Suddenly, after 20 years of relative neglect African agriculture is a hot topic, with a substantial growth in production and new interest among major donors in funding the sector.

That is the message emerging from a series of seminars now taking place in London looking at the constraints and opportunities facing Africa’s farmers.

The figures being presented are impressive and – according to Steve Wiggins, who leads the agriculture programme at Britain’s Overseas Development Institute – confound pessimists who assume the situation to be much worse than it is.

“I often hear it said that Africa is running out of food per head,” he told the seminar. “Now unless these statistics are complete and utter junk, that just simply isn’t true.
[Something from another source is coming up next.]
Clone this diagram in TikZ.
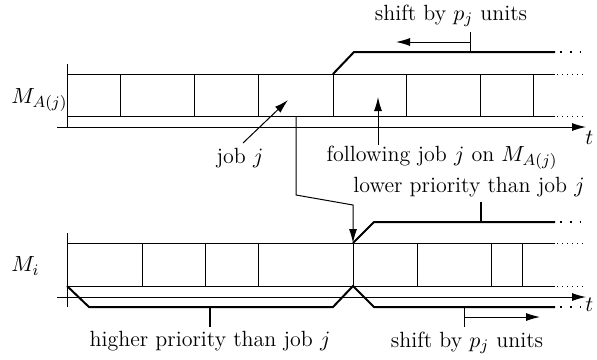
\documentclass[tikz,border=0pt]{standalone}
\usetikzlibrary{arrows.meta}
\begin{document}
\begin{tikzpicture}[x=0.5pt,y=-0.5pt,
  every node/.style={font=\fontsize{11}{13}\selectfont, inner sep=0pt},
  thin line/.style={line width=0.5pt},
  thick line/.style={line width=1pt},
  tip/.style={-{Latex[length=7pt,width=4pt]}},
  dotsthin/.style={line width=0.5pt, dotted},
  dotsthick/.style={line width=0.9pt, dash pattern=on 0.9pt off 4pt}]
\useasboundingbox (0,0) rectangle (597,359);

% ---------- top machine M_{A(j)} ----------
\node[anchor=west] (MA) at (11,100) {$M_{A(j)}$};
\coordinate (TV0) at (67,64); \coordinate (TV1) at (67,127);
\draw[thin line] (TV0) -- (TV1);
\coordinate (TA0) at (57,127); \coordinate (TA1) at (586,127);
\draw[thin line, tip] (TA0) -- (TA1);
\node[anchor=north west] (t1) at (585,131) {$t$};
% box
\draw[thin line] (67,74) -- (555,74) (67,116) -- (555,116);
\draw[dotsthin] (557,74) -- (586,74) (557,116) -- (586,116);
\foreach \x in {120,194,258,333,406,480,533} \draw[thin line] (\x,74) -- (\x,116);
% thick shifted line
\draw[thick line] (333,74) -- (354,52) -- (555,52);
\draw[dotsthick] (560,52) -- (586,52);
% shift arrow top
\coordinate (TS0) at (470,32); \coordinate (TS1) at (470,52);
\draw[thin line] (TS0) -- (TS1);
\coordinate (TS2) at (470,42); \coordinate (TS3) at (396,42);
\draw[thin line, tip] (TS2) -- (TS3);
\node (shift1) at (451,16) {shift by $p_j$ units};
% labels
\node (jobj) at (240,158) {job $j$};
\coordinate (J1) at (288,100);
\draw[thin line, tip] (243,143) -- (J1);
\node (foll) at (442,158) {following job $j$ on $M_{A(j)}$};
\coordinate (F1) at (378,97);
\draw[thin line, tip] (378,145) -- (F1);

% ---------- bottom machine M_i ----------
\node[anchor=west] (Mi) at (11,266) {$M_i$};
\draw[thin line] (67,233) -- (67,307);
\draw[thin line, tip] (57,297) -- (586,297);
\node[anchor=north west] (t2) at (585,298) {$t$};
\draw[thin line] (67,243) -- (555,243) (67,286) -- (555,286);
\draw[dotsthin] (557,243) -- (586,243) (557,286) -- (586,286);
\foreach \x in {142,205,258,353,417,491,522} \draw[thin line] (\x,243) -- (\x,286);
% thick upper line
\draw[thick line] (353,243) -- (374,222) -- (555,222);
\draw[dotsthick] (560,222) -- (586,222);
\draw[thick line] (481,222) -- (481,202);
\node (lower) at (469,187) {lower priority than job $j$};
% thick lower line
\draw[thick line] (67,286) -- (89,307) -- (333,307) -- (353,286) -- (374,307) -- (555,307);
\draw[dotsthick] (560,307) -- (586,307);
\draw[thick line] (210,307) -- (210,327);
\node (higher) at (210,341) {higher priority than job $j$};
% bottom shift arrow
\draw[thin line] (464,308) -- (464,327);
\draw[thin line, tip] (464,317) -- (540,317);
\node (shift2) at (467,343) {shift by $p_j$ units};

% connector from job j to M_i
\coordinate (C0) at (296,116);
\coordinate (C3) at (353,243);
\draw[thin line, tip] (C0) -- (296,195) -- (353,205) -- (C3);
\end{tikzpicture}
\end{document}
The index shows 16, 17, 18 per cent more food being produced per capita compared to the early 1980s.”

In particular, he said, two regions – West Africa and North Africa – were surging ahead, although there were signs that production in East Africa too might now be beginning to accelerate.

“For those of us working on Africa,” said Wiggins, “people use Asia as a stick to beat us with. Well, as far as I can see there are two bits of Africa there which have done every bit as well as Asia has done over the last quarter of a century.” Wiggins’ fellow speaker at the opening session was Ousman Badiane, the Africa director of the International Food Policy Research Institute (IFPRI) in Washington.

Turned a corner

He put his finger on the mid 90s as the point when Africa really turned a corner.
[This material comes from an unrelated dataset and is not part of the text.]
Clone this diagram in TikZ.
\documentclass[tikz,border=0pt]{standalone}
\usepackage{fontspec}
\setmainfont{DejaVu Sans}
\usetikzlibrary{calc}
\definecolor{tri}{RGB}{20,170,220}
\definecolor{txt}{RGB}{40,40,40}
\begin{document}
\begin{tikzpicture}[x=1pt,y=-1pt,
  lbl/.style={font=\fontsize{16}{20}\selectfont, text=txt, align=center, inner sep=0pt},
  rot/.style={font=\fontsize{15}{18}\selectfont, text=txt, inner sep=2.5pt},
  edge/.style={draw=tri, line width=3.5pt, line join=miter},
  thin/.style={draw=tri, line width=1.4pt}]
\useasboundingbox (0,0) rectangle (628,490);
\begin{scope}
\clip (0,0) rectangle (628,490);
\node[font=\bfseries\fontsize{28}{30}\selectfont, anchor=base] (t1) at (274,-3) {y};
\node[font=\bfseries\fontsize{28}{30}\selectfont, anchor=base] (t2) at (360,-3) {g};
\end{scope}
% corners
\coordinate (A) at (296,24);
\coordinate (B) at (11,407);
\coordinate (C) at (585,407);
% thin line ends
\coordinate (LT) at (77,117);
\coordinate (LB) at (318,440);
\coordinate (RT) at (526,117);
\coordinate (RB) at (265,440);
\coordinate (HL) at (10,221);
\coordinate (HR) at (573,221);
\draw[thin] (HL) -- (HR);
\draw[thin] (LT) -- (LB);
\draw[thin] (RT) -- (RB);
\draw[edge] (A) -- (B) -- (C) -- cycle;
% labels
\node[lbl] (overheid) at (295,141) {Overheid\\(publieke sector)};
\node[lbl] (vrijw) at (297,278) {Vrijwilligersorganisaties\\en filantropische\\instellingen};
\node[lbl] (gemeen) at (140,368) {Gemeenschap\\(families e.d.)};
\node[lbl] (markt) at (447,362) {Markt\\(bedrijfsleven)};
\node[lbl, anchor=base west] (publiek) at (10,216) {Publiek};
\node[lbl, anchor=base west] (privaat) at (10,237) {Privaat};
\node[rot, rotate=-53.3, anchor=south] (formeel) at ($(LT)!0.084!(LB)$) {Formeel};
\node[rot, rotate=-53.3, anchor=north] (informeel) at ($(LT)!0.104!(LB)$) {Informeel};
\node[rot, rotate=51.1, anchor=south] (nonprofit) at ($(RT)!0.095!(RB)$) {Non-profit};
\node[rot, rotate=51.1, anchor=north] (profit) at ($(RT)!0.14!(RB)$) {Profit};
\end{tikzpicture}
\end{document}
With no other overall change which could account for this recovery, Badiane attributed it to the structural adjustment programmes which so many countries had been persuaded to follow.

“I believe it was the result of those strong and messy reform programmes of the 1980s. I remember the pain of it, but it completely changed the environment for agriculture.”

Both speakers were agreed that the food price spike in 2008 and the world economic crisis pose both challenges and opportunities for African farmers.

They worried about a growing protectionism in Asia – a major potential market for African agricultural produce — and about the fact that the speed of Asian development may have closed a window of opportunity for African’s own industrialisation.

Wiggins made the point that “the single biggest stimulus to most farmers is a thriving local city.”